Has he accepted my offer? Is he thinking that me converting could work?
I have no idea.
So, I'm just sitting here waiting for him to get back.
He comes back. We watch two episodes of True Detective. He says he's going to go get a car wash. And I say, so, should I leave? And he says yes. And I say, "So what I said earlier doesn't make a difference?"
And he said some things are never going to change
And we exchanged house keys and I left.
Later he tells me we’re going to take a break, and not sleep with other people until we figure it out… and I’m hopeful. I tell him I’m never going anywhere, and will be there until he’s ready.
But I find out I was wrong.
Last October, his mom found my sweat pants. He tried to say they were his. Then she went out of town. And I came over. And in the room she had been staying in for 10 days, in the mail organizer I gave him, two sheets of paper back was a note from me signed “I love you,” with my name. From what I know about her, she’s smart, and like any mom probably curious. And from what I know about his culture, if she was mad, she would have confronted him. But instead, she quietly asked his roommates if there was someone in his life. And to me, that’s a mother that just wants to be a part of her son’s life. Not one that would leave him for being in love.
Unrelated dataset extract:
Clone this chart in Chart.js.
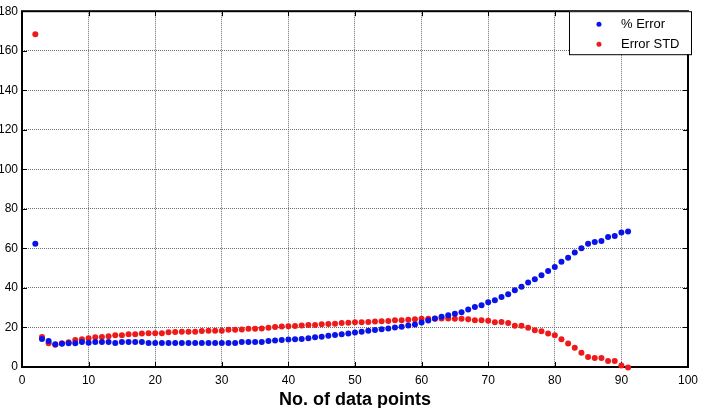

So, I am confused. Because while his fears are valid, I don’t believe it is what he is really afraid of.
So, we’ll both never have the love we could have, or the love we deserve from each other. And I know I will never love anyone that much again. So, no matter if I end up “okay” and content, like he’s “okay” being… I already know that whatever relationship I’ll be in will not measure up.
And all I feel is sick. Because every moment I need him, and want him. And he’ll always be just out of my reach. Even though I would always make myself within reach for him.
I read that in the Quran there is an advisement to be with the one you are compatible with and whom you can live in harmony with. And that in Islam, men can marry “people of the book,” (which includes Christians). So, considering the logic and the facts and the feelings involved, I still feel it’s me.